Ganz besonders sei für Alex der Besuch des Friedhofes gewesen, den er in der Steppe unweit von Schu aufsuchte. Dort liegt das Grab seines Opas, der schon einige Jahre vor seiner Geburt verstarb und als Einziger aus seiner Familie in Kasachstan begraben worden sei. „Wir haben das Grab leider auch nach Stunden der Suche nicht finden können, aber das Gefühl in der Nähe gewesen zu sein, war für mich persönlich ganz besonders“, erinnert sich Alex. Die deutschen Gräber haben er und Patrick zwar schnell finden können, jedoch waren sie in einem schlechten Zustand, und dadurch nicht eindeutig lesbar.

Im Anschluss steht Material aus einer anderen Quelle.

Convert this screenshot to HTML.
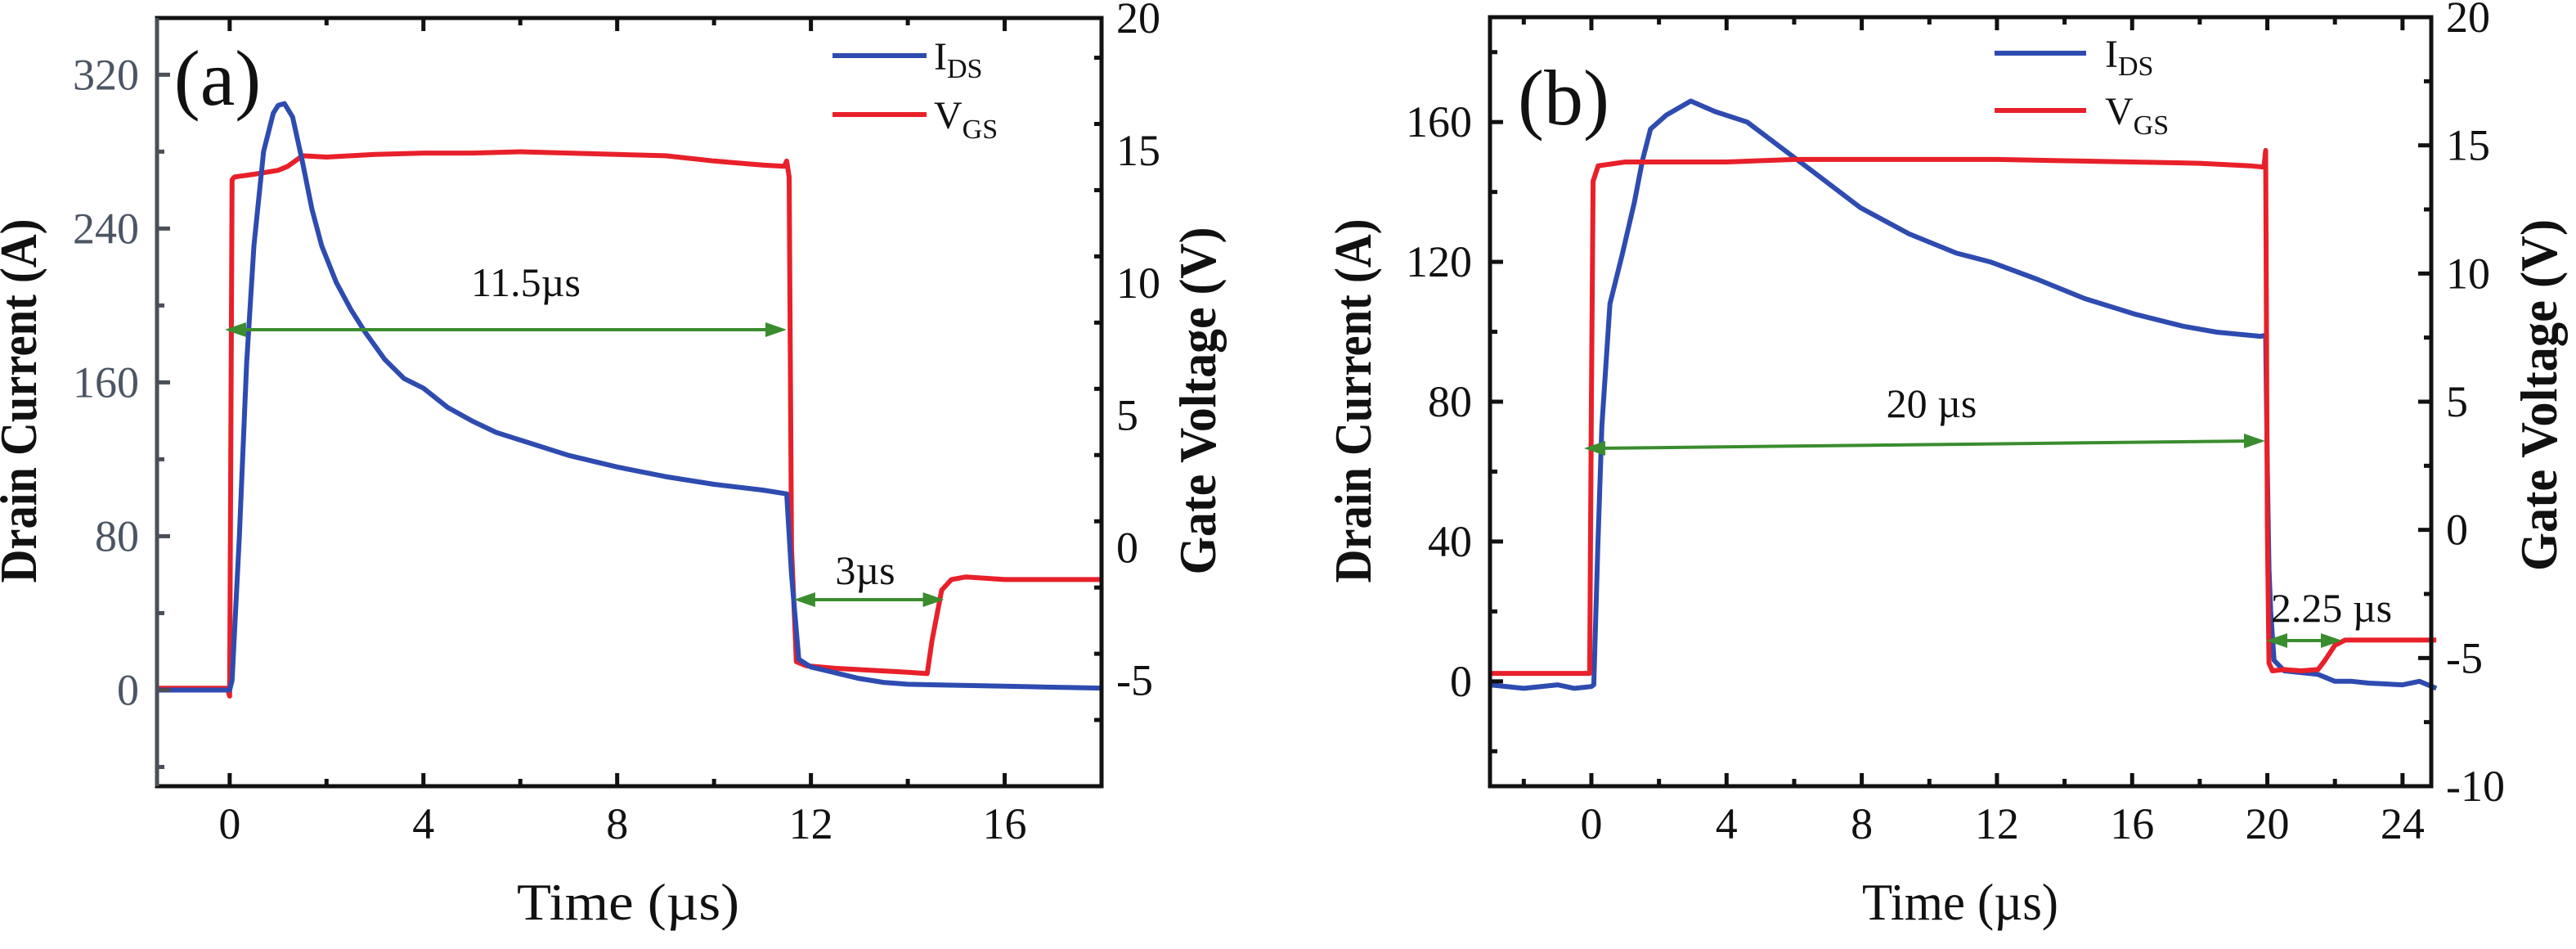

Ein Blick in sich selbst: Kasache oder Deutscher?

 
Alex und seine fünf Jahre ältere Schwester Natalia in Kasachstan. | Foto: Alexander Gerdt

Verändert habe sich Alex durch die Reise nicht. Er fühle sich auch nicht als Kasache, aber erleichtert und dankbar, seine Herkunft zu kennen. Er habe während seiner Kindheit viele Geschichten über das Steppenland gehört, hatte aber keine Vorstellung, wie es dort aussehe. So machte Alex als der Jüngste der Familie den ersten Schritt in die alte Heimat.

Zurück nach Kasachstan werde er mit Sicherheit kommen, möglicherweise schon nächstes Jahr zur Expo in Astana. Auch seine Eltern seien nun gar nicht mehr so abgeneigt, ihn zu begleiten, verkündet Alex freudig.